• **REQUIRED WORK**
Give again exactly the lines that run from the start of the records to the line holding "plt.rcParams['font.family'] = ['Lato', 'DejaVu", both ends counted. Do not include the pictures.

[Stored entries]
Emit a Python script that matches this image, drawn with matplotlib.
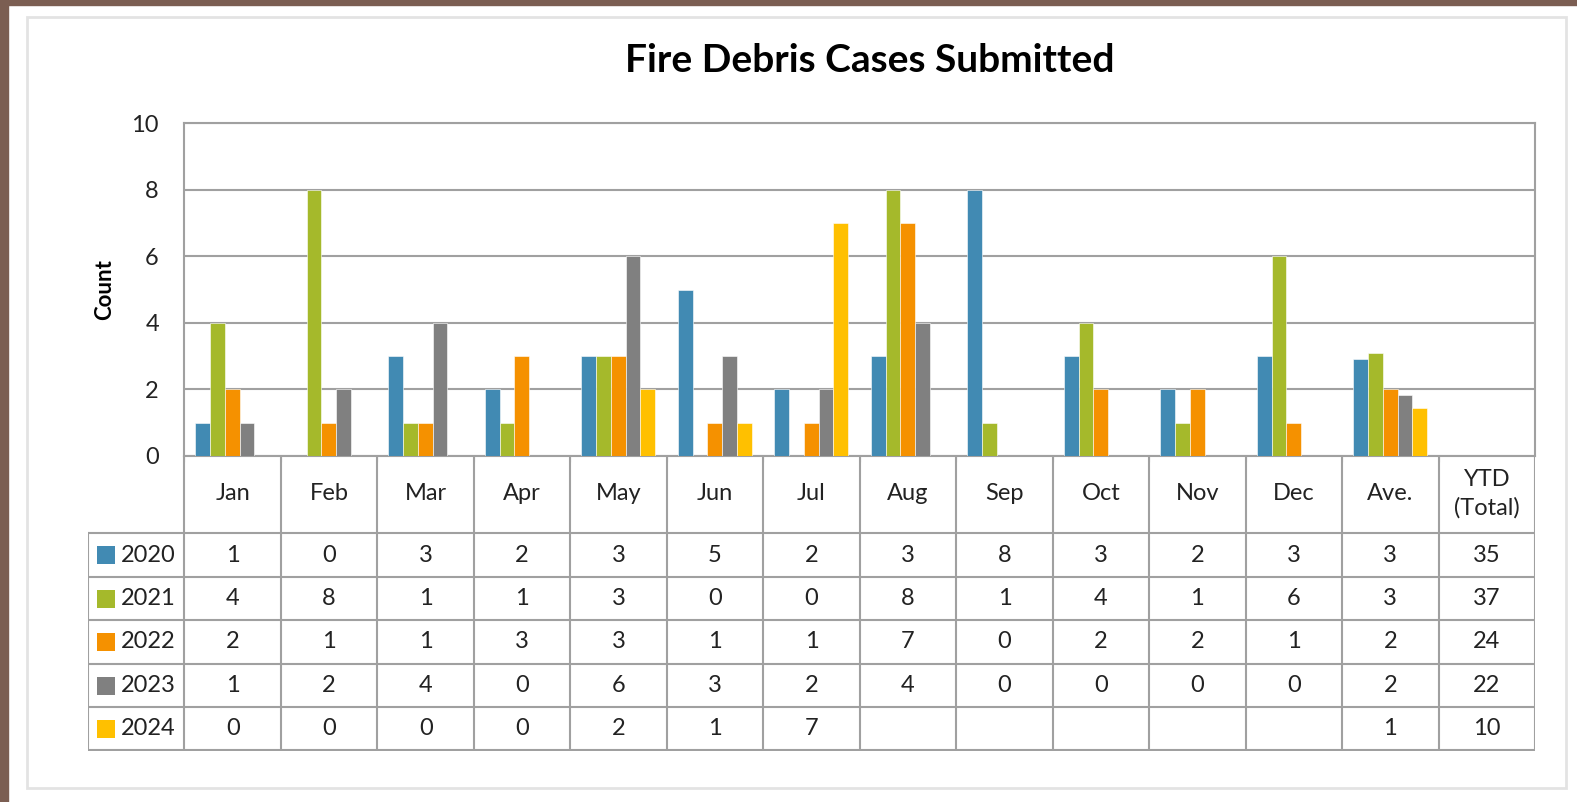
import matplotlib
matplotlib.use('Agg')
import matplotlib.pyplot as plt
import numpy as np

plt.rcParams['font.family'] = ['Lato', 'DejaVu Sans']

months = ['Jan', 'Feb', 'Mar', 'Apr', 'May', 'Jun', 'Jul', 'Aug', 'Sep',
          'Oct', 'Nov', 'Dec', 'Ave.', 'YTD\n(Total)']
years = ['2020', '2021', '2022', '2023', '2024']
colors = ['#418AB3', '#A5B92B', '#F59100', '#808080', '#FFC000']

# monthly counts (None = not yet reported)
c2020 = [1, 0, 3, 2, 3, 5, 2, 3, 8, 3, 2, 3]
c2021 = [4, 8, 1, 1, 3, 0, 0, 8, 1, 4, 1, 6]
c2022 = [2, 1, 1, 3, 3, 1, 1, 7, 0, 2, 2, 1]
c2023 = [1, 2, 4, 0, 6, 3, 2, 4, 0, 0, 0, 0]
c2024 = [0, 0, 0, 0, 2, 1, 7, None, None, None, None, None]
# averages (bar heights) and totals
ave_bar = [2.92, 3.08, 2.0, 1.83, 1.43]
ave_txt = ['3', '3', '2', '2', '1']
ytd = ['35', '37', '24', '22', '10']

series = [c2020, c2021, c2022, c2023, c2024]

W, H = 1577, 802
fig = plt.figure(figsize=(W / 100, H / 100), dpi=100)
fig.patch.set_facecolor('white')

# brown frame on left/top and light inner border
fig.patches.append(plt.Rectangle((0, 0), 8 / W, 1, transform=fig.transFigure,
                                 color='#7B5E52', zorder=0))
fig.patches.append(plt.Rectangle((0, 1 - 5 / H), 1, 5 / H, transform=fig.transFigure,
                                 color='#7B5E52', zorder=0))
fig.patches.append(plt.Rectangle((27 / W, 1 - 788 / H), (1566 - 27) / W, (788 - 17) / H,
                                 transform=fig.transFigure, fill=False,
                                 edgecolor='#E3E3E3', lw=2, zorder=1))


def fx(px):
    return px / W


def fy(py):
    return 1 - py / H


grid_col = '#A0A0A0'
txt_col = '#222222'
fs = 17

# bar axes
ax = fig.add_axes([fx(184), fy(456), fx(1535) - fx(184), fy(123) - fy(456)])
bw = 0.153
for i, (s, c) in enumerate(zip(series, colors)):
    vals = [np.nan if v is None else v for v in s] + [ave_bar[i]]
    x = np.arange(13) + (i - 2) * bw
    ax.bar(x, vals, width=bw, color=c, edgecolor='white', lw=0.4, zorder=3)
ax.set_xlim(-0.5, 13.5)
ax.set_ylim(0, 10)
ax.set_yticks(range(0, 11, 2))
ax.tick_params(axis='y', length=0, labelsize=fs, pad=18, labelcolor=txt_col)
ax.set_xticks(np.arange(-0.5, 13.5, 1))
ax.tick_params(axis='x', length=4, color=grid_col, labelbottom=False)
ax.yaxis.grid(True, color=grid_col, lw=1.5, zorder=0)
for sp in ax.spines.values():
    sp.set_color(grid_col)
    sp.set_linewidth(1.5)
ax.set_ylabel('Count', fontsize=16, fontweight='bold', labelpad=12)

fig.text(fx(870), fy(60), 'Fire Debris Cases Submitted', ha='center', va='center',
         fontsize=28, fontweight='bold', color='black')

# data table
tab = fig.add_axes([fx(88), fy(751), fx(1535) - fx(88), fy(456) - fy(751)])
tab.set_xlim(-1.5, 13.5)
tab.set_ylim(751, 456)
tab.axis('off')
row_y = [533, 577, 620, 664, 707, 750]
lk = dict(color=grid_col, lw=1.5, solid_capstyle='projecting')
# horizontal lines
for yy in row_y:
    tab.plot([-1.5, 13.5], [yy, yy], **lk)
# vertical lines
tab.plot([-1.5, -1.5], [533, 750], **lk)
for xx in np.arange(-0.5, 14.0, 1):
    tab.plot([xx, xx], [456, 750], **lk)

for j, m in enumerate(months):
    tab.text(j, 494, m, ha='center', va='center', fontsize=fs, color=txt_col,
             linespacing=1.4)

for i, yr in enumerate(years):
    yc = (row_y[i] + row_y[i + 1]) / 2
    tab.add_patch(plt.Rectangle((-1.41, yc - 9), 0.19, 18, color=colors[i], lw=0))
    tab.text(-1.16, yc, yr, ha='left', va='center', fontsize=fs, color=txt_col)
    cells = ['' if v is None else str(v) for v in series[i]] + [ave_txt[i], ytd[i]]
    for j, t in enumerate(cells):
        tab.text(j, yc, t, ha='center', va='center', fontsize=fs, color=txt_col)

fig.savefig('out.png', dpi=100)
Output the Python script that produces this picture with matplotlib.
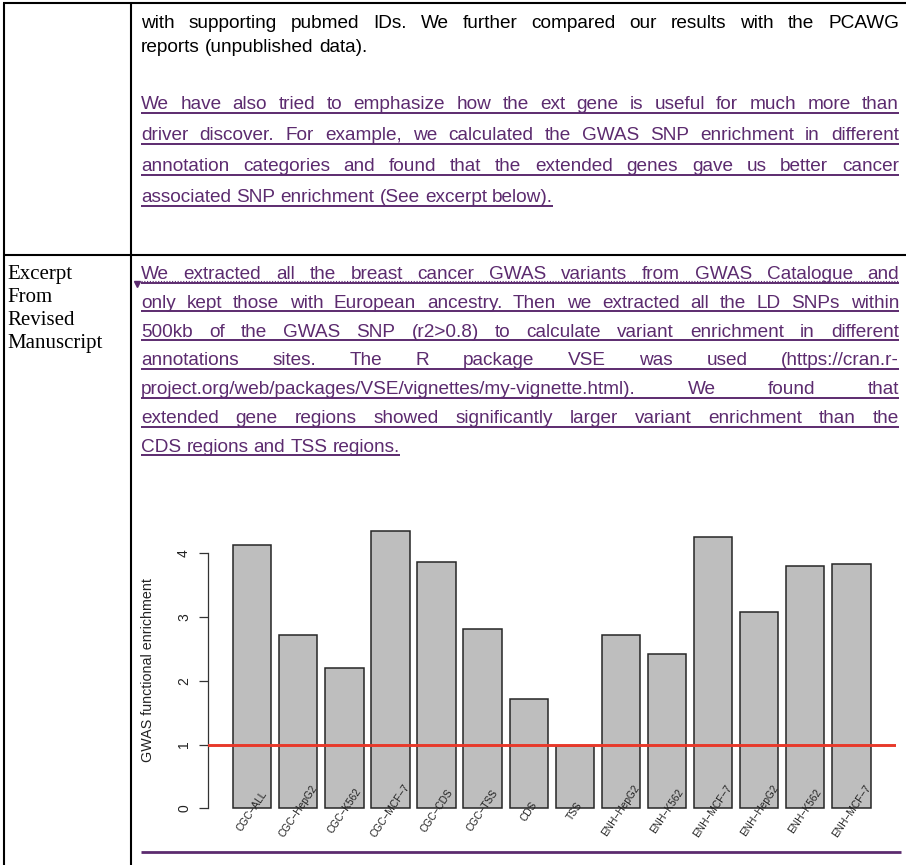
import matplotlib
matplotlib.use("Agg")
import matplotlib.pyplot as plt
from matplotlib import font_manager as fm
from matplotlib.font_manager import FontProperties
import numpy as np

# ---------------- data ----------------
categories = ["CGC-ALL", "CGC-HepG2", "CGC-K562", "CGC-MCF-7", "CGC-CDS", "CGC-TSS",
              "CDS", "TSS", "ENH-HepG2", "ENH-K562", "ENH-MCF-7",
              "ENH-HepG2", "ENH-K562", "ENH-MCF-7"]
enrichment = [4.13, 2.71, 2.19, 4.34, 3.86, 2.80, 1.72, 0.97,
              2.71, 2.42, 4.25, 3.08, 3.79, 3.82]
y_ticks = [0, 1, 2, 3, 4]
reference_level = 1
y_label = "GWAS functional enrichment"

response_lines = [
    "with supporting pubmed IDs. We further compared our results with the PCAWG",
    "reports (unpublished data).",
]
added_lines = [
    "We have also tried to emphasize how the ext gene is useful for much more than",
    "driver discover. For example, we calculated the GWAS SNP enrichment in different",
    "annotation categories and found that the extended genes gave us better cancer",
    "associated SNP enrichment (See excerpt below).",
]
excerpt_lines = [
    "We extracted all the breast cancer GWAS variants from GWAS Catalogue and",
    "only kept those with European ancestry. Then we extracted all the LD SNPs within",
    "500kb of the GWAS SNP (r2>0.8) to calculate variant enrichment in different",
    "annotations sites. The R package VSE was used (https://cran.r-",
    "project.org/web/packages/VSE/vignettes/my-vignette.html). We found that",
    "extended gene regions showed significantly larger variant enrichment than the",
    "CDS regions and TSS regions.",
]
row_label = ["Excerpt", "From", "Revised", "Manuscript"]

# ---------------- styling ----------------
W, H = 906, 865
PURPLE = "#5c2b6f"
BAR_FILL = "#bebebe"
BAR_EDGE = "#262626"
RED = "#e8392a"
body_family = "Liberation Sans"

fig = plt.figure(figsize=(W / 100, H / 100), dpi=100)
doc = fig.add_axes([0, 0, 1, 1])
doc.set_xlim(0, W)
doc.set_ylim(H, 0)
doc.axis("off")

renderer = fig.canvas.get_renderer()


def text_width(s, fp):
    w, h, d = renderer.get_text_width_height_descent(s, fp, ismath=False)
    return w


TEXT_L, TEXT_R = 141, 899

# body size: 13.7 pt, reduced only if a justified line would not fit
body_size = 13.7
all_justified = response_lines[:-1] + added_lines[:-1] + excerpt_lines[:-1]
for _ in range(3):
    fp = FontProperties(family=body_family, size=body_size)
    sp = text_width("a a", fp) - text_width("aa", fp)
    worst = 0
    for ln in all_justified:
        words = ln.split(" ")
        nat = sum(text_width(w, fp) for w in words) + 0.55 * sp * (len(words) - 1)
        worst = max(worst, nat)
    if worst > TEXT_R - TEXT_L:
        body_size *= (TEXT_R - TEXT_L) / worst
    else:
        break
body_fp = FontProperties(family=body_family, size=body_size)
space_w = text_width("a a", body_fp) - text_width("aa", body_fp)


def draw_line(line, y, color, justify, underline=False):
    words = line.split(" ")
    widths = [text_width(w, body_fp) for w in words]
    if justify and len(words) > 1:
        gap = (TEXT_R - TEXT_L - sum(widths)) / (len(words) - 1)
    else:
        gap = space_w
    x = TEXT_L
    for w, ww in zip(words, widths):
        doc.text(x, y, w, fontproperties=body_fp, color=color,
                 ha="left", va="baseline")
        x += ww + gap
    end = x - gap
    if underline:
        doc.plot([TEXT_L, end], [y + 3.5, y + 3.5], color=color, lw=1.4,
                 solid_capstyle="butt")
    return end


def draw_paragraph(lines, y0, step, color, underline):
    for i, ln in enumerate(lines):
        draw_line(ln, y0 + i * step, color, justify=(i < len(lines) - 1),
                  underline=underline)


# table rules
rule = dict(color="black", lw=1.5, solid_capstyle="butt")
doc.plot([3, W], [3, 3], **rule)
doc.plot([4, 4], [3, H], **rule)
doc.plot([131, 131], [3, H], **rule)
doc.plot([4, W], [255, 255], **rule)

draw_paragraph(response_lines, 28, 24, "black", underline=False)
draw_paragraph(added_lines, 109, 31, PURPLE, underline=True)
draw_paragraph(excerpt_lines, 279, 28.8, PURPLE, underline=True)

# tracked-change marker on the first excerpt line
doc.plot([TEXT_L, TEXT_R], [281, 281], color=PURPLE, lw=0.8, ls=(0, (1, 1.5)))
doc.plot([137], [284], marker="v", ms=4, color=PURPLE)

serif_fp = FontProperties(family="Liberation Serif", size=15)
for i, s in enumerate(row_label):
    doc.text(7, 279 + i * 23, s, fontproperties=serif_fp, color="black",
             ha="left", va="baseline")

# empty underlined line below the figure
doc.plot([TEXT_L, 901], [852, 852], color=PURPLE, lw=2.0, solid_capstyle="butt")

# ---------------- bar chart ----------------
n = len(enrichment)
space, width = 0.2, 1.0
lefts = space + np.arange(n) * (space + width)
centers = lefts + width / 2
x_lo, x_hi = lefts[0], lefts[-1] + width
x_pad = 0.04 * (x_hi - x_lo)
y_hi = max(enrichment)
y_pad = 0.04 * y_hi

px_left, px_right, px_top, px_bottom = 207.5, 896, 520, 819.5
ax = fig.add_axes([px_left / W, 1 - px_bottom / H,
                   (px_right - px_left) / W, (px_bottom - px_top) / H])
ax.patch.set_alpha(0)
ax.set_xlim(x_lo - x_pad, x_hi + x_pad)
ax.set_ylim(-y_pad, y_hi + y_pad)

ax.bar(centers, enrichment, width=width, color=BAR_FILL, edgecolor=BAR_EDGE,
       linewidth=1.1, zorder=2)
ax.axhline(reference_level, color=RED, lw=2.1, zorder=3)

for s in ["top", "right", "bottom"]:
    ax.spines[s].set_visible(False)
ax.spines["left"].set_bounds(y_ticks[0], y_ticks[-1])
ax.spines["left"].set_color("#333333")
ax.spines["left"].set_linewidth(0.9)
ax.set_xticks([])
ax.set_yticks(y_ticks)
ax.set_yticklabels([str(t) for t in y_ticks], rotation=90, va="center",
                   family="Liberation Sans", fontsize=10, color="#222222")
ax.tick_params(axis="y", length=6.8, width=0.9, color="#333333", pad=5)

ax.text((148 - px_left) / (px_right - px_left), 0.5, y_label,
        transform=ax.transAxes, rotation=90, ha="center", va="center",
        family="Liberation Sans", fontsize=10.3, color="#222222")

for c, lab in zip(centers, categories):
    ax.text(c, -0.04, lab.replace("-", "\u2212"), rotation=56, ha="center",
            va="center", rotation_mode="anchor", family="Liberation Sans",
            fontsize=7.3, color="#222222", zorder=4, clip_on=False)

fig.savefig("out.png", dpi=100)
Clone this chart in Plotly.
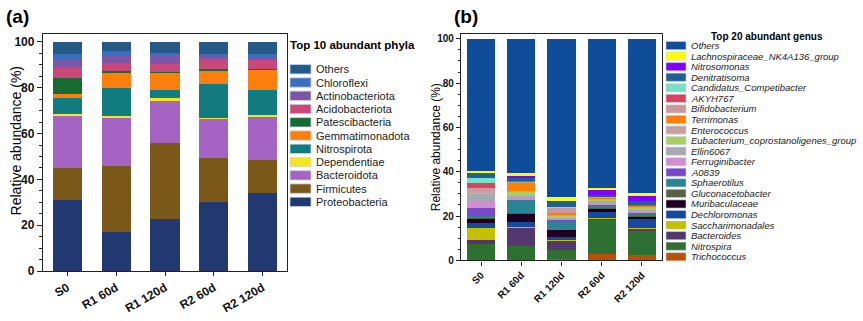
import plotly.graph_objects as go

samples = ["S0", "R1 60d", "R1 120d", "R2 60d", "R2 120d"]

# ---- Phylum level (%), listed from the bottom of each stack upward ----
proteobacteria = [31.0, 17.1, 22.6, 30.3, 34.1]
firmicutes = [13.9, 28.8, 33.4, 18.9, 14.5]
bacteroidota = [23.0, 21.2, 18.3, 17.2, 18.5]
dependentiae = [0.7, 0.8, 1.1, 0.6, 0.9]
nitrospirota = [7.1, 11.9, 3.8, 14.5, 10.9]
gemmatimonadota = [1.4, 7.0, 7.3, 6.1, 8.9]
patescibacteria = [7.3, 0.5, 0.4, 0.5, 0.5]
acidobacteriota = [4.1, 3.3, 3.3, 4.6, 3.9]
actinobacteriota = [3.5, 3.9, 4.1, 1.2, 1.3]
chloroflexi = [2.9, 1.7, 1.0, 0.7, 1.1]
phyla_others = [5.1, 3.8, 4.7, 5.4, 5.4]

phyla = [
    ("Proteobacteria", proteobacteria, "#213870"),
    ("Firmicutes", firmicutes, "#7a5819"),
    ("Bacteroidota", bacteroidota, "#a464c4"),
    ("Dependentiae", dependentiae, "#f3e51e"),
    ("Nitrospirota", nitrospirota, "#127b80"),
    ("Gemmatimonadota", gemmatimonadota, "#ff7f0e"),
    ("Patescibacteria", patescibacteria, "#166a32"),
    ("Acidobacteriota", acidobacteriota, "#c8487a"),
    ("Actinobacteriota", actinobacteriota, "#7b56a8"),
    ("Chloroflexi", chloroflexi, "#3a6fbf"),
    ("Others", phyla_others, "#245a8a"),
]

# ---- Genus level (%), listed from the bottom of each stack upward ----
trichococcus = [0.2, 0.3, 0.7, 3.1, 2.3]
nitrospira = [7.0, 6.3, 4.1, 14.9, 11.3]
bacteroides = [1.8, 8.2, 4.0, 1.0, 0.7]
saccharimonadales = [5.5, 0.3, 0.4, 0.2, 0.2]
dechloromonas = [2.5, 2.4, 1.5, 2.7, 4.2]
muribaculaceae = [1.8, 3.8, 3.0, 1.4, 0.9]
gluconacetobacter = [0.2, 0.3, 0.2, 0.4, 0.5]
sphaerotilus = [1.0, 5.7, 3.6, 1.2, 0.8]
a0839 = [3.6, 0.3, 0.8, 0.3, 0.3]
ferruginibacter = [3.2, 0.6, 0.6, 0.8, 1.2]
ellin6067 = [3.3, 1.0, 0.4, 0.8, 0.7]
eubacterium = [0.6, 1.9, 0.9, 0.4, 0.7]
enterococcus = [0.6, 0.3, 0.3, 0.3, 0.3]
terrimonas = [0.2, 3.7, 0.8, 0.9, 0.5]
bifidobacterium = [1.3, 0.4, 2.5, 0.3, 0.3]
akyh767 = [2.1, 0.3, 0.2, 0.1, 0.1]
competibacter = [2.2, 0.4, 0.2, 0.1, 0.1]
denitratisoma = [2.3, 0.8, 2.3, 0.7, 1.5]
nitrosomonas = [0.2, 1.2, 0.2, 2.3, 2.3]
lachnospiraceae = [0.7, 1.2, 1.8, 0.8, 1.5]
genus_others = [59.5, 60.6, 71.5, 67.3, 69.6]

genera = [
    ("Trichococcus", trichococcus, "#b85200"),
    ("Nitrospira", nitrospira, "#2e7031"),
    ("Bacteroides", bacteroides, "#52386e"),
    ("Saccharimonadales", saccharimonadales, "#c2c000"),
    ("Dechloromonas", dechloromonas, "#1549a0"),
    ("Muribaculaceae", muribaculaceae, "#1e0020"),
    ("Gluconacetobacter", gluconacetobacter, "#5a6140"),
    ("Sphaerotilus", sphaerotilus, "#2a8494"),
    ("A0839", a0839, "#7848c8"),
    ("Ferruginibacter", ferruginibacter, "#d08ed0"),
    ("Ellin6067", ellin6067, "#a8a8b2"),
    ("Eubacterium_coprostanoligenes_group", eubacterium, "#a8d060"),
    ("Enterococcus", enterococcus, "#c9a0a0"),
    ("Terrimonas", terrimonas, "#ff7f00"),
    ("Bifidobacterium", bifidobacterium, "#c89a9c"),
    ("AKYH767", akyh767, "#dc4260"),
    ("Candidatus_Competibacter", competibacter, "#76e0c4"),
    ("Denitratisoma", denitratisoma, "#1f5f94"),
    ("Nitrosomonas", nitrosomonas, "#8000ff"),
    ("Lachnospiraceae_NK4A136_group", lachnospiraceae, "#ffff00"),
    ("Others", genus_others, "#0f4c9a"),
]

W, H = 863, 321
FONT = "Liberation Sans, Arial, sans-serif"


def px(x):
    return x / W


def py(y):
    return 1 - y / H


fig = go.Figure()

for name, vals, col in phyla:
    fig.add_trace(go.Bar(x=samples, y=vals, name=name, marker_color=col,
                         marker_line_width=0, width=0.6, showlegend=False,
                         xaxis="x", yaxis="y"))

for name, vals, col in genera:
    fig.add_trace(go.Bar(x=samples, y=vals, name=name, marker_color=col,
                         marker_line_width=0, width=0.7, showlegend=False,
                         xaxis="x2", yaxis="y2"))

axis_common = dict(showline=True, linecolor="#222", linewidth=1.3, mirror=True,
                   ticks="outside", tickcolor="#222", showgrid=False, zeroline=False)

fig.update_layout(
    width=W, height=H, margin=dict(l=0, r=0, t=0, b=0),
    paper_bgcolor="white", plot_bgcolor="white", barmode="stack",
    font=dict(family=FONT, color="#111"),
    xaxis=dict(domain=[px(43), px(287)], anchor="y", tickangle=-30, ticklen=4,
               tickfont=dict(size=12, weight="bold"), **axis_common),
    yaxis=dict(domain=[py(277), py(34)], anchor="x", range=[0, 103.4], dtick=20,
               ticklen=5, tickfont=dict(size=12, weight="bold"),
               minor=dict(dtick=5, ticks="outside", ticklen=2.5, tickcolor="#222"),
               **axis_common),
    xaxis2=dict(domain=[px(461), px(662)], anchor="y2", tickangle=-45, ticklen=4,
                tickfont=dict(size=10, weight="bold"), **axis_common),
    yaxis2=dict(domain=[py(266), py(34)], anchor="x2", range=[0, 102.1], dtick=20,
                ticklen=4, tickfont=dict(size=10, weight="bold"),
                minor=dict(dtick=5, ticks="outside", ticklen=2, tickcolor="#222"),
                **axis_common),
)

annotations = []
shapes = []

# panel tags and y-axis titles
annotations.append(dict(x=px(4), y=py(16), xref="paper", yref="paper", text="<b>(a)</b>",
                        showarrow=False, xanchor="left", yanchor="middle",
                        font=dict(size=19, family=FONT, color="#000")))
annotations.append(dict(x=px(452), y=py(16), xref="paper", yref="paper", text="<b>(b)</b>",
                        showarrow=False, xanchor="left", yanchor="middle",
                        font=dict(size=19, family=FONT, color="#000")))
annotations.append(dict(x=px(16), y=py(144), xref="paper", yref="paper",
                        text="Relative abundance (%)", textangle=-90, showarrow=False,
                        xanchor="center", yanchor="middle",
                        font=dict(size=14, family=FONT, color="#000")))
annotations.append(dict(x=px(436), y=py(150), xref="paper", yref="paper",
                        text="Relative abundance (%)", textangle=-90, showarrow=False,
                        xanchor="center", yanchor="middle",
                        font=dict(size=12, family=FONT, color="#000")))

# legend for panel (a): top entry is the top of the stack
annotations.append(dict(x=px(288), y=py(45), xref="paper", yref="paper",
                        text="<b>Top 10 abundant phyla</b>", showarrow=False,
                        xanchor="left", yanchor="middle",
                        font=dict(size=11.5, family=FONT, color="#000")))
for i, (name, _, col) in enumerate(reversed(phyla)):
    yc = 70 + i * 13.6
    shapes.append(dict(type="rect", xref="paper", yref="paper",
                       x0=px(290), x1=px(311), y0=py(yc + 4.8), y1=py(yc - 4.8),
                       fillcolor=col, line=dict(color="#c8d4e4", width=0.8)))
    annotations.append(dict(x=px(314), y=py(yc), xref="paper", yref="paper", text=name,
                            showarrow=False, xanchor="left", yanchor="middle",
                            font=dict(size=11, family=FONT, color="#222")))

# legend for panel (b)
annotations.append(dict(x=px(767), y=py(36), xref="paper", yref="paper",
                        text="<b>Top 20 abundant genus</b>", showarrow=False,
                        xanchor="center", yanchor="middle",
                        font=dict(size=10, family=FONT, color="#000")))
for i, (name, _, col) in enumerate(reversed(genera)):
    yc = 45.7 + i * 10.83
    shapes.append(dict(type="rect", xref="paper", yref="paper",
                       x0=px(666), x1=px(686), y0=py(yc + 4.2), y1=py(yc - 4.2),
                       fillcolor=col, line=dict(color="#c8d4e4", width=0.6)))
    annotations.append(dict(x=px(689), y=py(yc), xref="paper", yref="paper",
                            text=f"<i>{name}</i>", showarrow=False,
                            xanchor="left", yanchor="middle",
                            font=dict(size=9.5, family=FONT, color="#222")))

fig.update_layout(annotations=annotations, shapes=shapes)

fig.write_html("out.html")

• **FINISHED TASK**
Emit a Python script that matches this image, drawn with matplotlib.
import matplotlib
matplotlib.use('Agg')
import matplotlib.pyplot as plt
import numpy as np

plt.rcParams['font.family'] = ['Lato', 'DejaVu Sans']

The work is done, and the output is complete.